**Aim**
Read the data and repeat all of it exactly.

**Dataset excerpt**
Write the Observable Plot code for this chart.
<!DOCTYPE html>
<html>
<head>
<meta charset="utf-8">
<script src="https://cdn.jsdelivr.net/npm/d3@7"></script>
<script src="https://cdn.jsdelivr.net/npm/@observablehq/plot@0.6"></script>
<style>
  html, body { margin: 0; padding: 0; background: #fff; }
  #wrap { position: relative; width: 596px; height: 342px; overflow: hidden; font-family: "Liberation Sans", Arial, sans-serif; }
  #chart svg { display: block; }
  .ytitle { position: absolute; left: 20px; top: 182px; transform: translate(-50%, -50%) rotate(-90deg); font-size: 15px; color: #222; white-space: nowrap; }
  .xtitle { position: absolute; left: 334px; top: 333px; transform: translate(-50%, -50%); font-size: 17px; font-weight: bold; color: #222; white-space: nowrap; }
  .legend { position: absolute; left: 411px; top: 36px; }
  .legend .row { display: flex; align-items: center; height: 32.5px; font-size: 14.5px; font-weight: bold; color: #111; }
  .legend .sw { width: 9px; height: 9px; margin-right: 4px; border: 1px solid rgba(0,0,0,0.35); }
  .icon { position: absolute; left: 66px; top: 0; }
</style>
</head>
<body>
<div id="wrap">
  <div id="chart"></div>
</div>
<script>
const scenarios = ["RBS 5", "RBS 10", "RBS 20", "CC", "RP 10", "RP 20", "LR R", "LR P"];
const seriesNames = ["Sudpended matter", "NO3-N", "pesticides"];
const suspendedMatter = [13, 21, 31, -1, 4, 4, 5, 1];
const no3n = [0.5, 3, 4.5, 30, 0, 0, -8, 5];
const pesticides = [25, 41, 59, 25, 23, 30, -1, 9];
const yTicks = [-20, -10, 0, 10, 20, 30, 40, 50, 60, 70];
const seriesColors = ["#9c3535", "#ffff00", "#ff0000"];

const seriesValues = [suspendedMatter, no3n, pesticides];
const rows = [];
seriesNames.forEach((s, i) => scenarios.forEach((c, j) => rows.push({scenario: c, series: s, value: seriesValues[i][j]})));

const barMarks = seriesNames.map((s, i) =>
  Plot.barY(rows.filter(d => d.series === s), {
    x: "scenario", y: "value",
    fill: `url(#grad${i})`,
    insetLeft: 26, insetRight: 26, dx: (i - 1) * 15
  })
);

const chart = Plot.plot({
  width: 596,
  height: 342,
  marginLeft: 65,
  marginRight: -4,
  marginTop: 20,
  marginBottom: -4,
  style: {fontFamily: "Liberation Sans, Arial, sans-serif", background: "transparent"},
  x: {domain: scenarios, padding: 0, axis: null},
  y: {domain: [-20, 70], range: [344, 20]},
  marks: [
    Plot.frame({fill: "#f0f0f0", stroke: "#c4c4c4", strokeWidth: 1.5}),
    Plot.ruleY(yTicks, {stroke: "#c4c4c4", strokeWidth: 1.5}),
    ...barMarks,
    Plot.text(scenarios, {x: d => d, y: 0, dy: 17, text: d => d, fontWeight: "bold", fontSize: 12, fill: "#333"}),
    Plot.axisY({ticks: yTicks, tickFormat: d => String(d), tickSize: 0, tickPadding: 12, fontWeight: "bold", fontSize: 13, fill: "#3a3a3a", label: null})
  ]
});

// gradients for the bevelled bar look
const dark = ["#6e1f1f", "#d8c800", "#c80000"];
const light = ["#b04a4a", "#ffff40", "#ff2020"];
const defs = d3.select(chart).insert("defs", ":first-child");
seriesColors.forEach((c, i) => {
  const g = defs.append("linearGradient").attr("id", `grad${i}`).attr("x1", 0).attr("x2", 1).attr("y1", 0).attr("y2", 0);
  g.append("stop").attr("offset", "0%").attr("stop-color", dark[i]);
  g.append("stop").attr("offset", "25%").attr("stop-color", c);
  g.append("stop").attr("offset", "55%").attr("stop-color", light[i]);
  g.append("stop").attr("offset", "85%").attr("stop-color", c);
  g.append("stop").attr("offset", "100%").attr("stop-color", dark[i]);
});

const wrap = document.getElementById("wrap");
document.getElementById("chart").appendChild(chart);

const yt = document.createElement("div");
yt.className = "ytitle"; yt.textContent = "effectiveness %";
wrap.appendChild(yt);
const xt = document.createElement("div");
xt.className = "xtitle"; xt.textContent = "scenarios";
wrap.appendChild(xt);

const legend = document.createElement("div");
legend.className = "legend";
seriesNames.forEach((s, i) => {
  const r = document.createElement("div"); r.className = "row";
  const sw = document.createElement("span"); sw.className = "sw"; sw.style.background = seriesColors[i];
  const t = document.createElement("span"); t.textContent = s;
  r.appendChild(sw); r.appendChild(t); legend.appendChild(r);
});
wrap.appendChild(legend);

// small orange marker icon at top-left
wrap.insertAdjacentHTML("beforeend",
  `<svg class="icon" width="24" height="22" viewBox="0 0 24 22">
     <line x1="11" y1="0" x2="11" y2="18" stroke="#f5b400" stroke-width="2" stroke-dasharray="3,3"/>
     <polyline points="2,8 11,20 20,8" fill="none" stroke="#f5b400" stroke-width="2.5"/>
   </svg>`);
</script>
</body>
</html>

**Response**
Write the Observable Plot code for this chart.
<!DOCTYPE html>
<html>
<head>
<meta charset="utf-8">
<script src="https://cdn.jsdelivr.net/npm/d3@7"></script>
<script src="https://cdn.jsdelivr.net/npm/@observablehq/plot@0.6"></script>
<style>
  html, body { margin: 0; padding: 0; background: #fff; }
  #wrap { position: relative; width: 596px; height: 342px; overflow: hidden; font-family: "Liberation Sans", Arial, sans-serif; }
  #chart svg { display: block; }
  .ytitle { position: absolute; left: 20px; top: 182px; transform: translate(-50%, -50%) rotate(-90deg); font-size: 15px; color: #222; white-space: nowrap; }
  .xtitle { position: absolute; left: 334px; top: 333px; transform: translate(-50%, -50%); font-size: 17px; font-weight: bold; color: #222; white-space: nowrap; }
  .legend { position: absolute; left: 411px; top: 36px; }
  .legend .row { display: flex; align-items: center; height: 32.5px; font-size: 14.5px; font-weight: bold; color: #111; }
  .legend .sw { width: 9px; height: 9px; margin-right: 4px; border: 1px solid rgba(0,0,0,0.35); }
  .icon { position: absolute; left: 66px; top: 0; }
</style>
</head>
<body>
<div id="wrap">
  <div id="chart"></div>
</div>
<script>
const scenarios = ["RBS 5", "RBS 10", "RBS 20", "CC", "RP 10", "RP 20", "LR R", "LR P"];
const seriesNames = ["Sudpended matter", "NO3-N", "pesticides"];
const suspendedMatter = [13, 21, 31, -1, 4, 4, 5, 1];
const no3n = [0.5, 3, 4.5, 30, 0, 0, -8, 5];
const pesticides = [25, 41, 59, 25, 23, 30, -1, 9];
const yTicks = [-20, -10, 0, 10, 20, 30, 40, 50, 60, 70];
const seriesColors = ["#9c3535", "#ffff00", "#ff0000"];

const seriesValues = [suspendedMatter, no3n, pesticides];
const rows = [];
seriesNames.forEach((s, i) => scenarios.forEach((c, j) => rows.push({scenario: c, series: s, value: seriesValues[i][j]})));

const barMarks = seriesNames.map((s, i) =>
  Plot.barY(rows.filter(d => d.series === s), {
    x: "scenario", y: "value",
    fill: `url(#grad${i})`,
    insetLeft: 26, insetRight: 26, dx: (i - 1) * 15
  })
);

const chart = Plot.plot({
  width: 596,
  height: 342,
  marginLeft: 65,
  marginRight: -4,
  marginTop: 20,
  marginBottom: -4,
  style: {fontFamily: "Liberation Sans, Arial, sans-serif", background: "transparent"},
  x: {domain: scenarios, padding: 0, axis: null},
  y: {domain: [-20, 70], range: [344, 20]},
  marks: [
    Plot.frame({fill: "#f0f0f0", stroke: "#c4c4c4", strokeWidth: 1.5}),
    Plot.ruleY(yTicks, {stroke: "#c4c4c4", strokeWidth: 1.5}),
    ...barMarks,
    Plot.text(scenarios, {x: d => d, y: 0, dy: 17, text: d => d, fontWeight: "bold", fontSize: 12, fill: "#333"}),
    Plot.axisY({ticks: yTicks, tickFormat: d => String(d), tickSize: 0, tickPadding: 12, fontWeight: "bold", fontSize: 13, fill: "#3a3a3a", label: null})
  ]
});

// gradients for the bevelled bar look
const dark = ["#6e1f1f", "#d8c800", "#c80000"];
const light = ["#b04a4a", "#ffff40", "#ff2020"];
const defs = d3.select(chart).insert("defs", ":first-child");
seriesColors.forEach((c, i) => {
  const g = defs.append("linearGradient").attr("id", `grad${i}`).attr("x1", 0).attr("x2", 1).attr("y1", 0).attr("y2", 0);
  g.append("stop").attr("offset", "0%").attr("stop-color", dark[i]);
  g.append("stop").attr("offset", "25%").attr("stop-color", c);
  g.append("stop").attr("offset", "55%").attr("stop-color", light[i]);
  g.append("stop").attr("offset", "85%").attr("stop-color", c);
  g.append("stop").attr("offset", "100%").attr("stop-color", dark[i]);
});

const wrap = document.getElementById("wrap");
document.getElementById("chart").appendChild(chart);

const yt = document.createElement("div");
yt.className = "ytitle"; yt.textContent = "effectiveness %";
wrap.appendChild(yt);
const xt = document.createElement("div");
xt.className = "xtitle"; xt.textContent = "scenarios";
wrap.appendChild(xt);

const legend = document.createElement("div");
legend.className = "legend";
seriesNames.forEach((s, i) => {
  const r = document.createElement("div"); r.className = "row";
  const sw = document.createElement("span"); sw.className = "sw"; sw.style.background = seriesColors[i];
  const t = document.createElement("span"); t.textContent = s;
  r.appendChild(sw); r.appendChild(t); legend.appendChild(r);
});
wrap.appendChild(legend);

// small orange marker icon at top-left
wrap.insertAdjacentHTML("beforeend",
  `<svg class="icon" width="24" height="22" viewBox="0 0 24 22">
     <line x1="11" y1="0" x2="11" y2="18" stroke="#f5b400" stroke-width="2" stroke-dasharray="3,3"/>
     <polyline points="2,8 11,20 20,8" fill="none" stroke="#f5b400" stroke-width="2.5"/>
   </svg>`);
</script>
</body>
</html>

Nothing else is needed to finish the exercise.